Nine months after we originally wrote about them, after a well-publicized cross-country road trip, many butchery demos, profiles in Food & Wine and Bon Appétit and the Los Angeles Times, countless Eater updates, Facebook posts, some 5,200 tweets (from three Twitter feeds), rumored offers (all supposedly turned down) of over a dozen reality shows, and one 3,400+ word piece in today's Huffington Post later, Lindy & Grundy has finally opened.

Amelia Posada and Erika Nakamura, Lindy and Grundy respectively, swung wide their previously butcher-paper-covered doors at 2:30 this afternoon. And no, as near as we can tell, the face of Jesus Christ did not appear on any slab of sustainable, organic, locally sourced, hand-jigsawed beef. But what do we know. That sort of thing may happen when journalists aren't looking. (Check back later on every food blog and Twitter feed in Los Angeles.)
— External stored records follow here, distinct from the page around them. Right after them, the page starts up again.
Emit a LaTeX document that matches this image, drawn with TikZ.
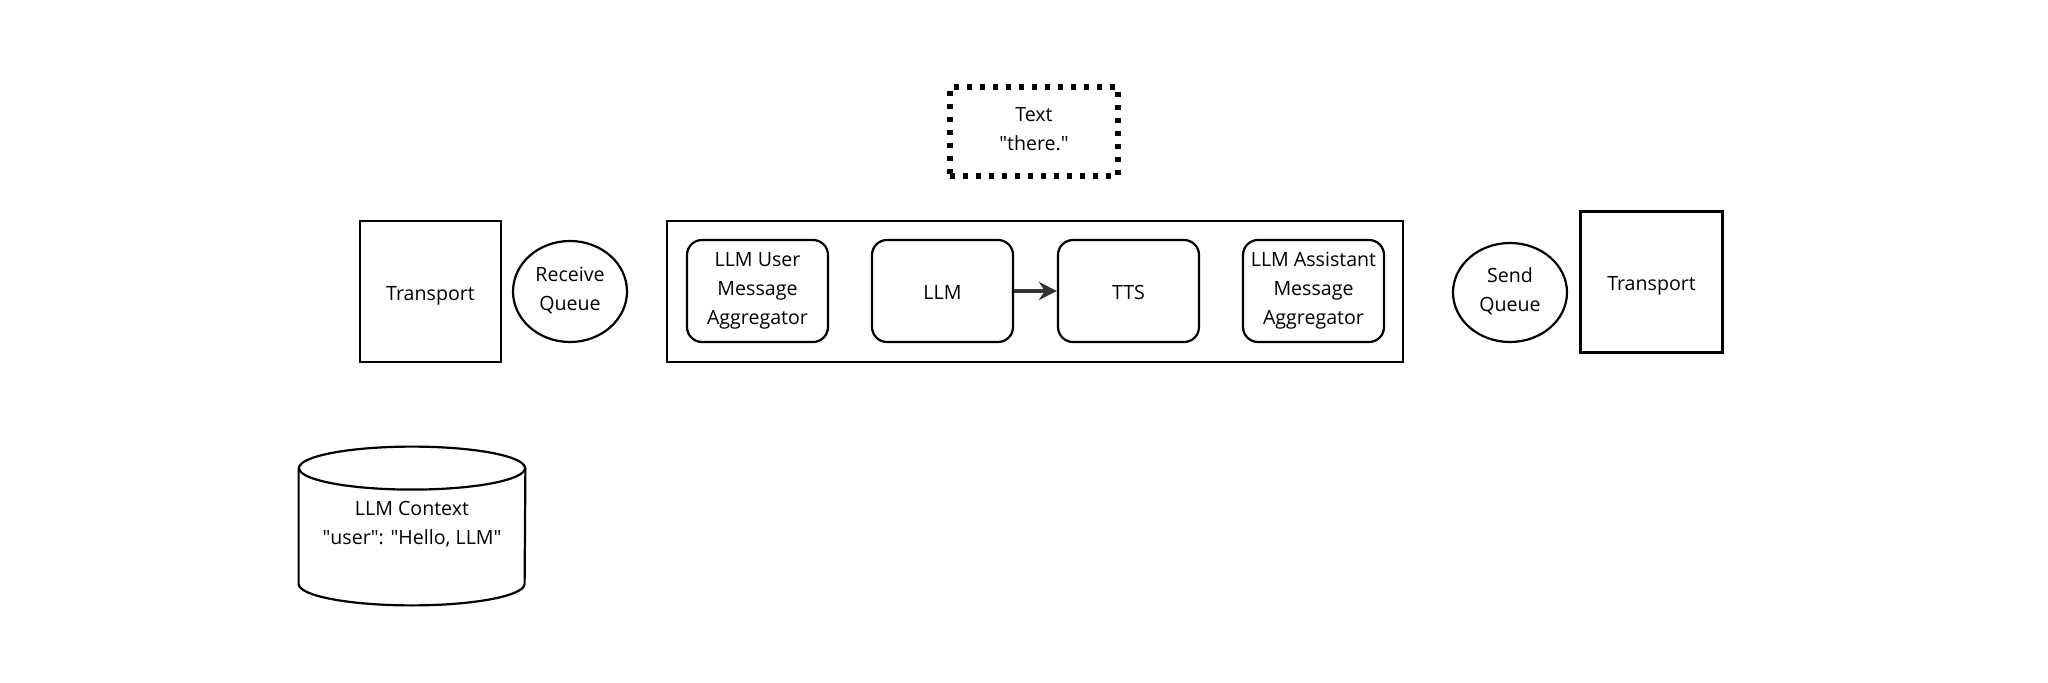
\documentclass[tikz,border=0pt]{standalone}
\usepackage{fontspec}
\setmainfont{Open Sans}
\usepackage{tikz}
\usetikzlibrary{positioning, calc, shapes.geometric, arrows.meta}
\newcommand{\linestrut}{\rule[-2.7pt]{0pt}{14.4pt}}

\begin{document}
\begin{tikzpicture}[x = 0.5pt, y = -0.5pt,
        font = \fontsize{9.8}{14.4}\selectfont,
        execute at begin node = \linestrut, execute at end node = \linestrut,
        box/.style = {draw, rectangle, line width = 1.1pt, align = center},
        stage/.style = {box, rounded corners = 7.5pt, minimum width = 70.5 pt,
        minimum height = 51 pt},
        queue/.style = {draw, ellipse, line width = 1.1pt, align = center,
        inner sep = 0pt, minimum width = 57 pt, minimum height = 50.5 pt},
        frame/.style = {draw, rectangle, line width = 2.7pt, dash pattern = on
        2.6pt off 3.9pt, align = center},
        drum/.style = {line width = 1.1pt, x radius = 56.5pt, y radius =
        10.75pt}]
        \useasboundingbox (0,0) rectangle (2048,683);
        \node (frame) [frame, minimum width = 84 pt, minimum height = 44.5 pt]
        (txt) at (1034,131.5) {Text\\\textquotedbl there.\textquotedbl};
        \node (rectangle) [box, minimum width = 70.5 pt, minimum height = 70.5
        pt] (transL) at (430.5,291.5) {Transport};
        \node [queue] (recvQ) at (570,291.5) {Receive\\Queue};
        \node [box, minimum width = 368 pt, minimum height = 70.5 pt] (pipe)
        at (1035,291.5) {};
        \node [stage] (userAgg) at (757.5,291) {LLM User\\Message\\Aggregator};
        \node [stage] (llm) at (942.5,291) {LLM};
        \node [stage] (tts) at (1128.5,291) {TTS};
        \node [stage] (asstAgg) at (1313.5,291)
        {LLM Assistant\\Message\\Aggregator};
        \draw [-{Stealth[length = 9pt, width = 9pt]}, line width = 1.6pt,
        black!80] (llm) -- (tts);
        \node [queue, minimum height = 49.5 pt] (sendQ) at (1510,292.5)
        {Send\\Queue};
        \node [box, minimum width = 71 pt, minimum height = 70.5 pt] (transR)
        at (1651.5,282) {Transport};
        \node [align = center, minimum width = 113 pt, minimum height = 79 pt]
        (ctx) at (412,526) {LLM Context\\\textquotedbl user\textquotedbl:
        \textquotedbl Hello, LLM\textquotedbl};
        \draw [drum] ($(ctx.north) + (0,-10.75pt)$) ellipse [];
        \draw [drum] ($(ctx.north west) + (0,-10.75pt)$) -- ($(ctx.south west)
        + (0,10.75pt)$) arc [start angle = 180, end angle = 360] --
        ($(ctx.north east) + (0,-10.75pt)$);
    \end{tikzpicture}
\end{document}
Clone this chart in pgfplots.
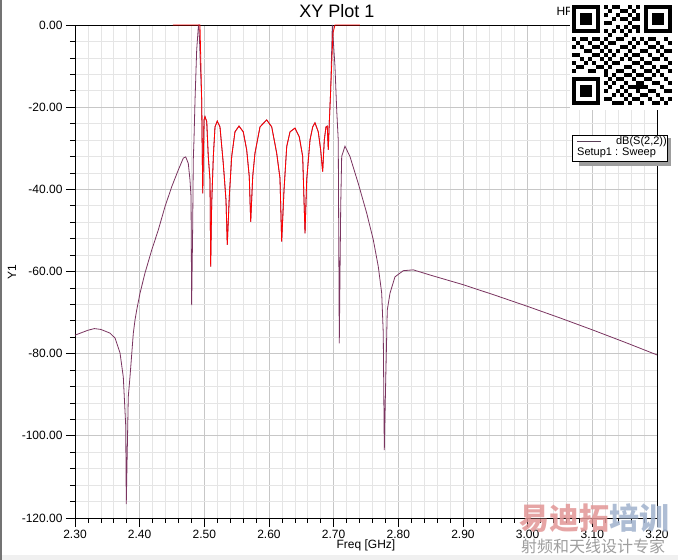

Is it worth all the merciless hype? This publication's estimable reviewer, who may or may not have seen Jesus on slabs of meat before himself, will certainly tell us in the not-too-distant future. In the meantime, a few blocks north from Canter's and Golden State and the bacon palace of Animal, you can finally go shopping in what has previously been only an imaginary butcher shop.

In fact some of us were kind of hoping, after three-quarters of a year of relentless media coverage, that Nakamura and Posada would finally announce, not the opening of their shop, but that it had all been a very well-orchestrated bit of performance art. A joke on all of us. A one-day pop-up event, after which all the glossy pictures of hunks of meat, tattoos and pretty girls would line the walls of a permanent art installation. No actual legs of Petaluma-raised lamb, but a framed photo of them, next to a Jeff Koons-style sculpture of a pig. If only Eli Broad had bought the Times by now.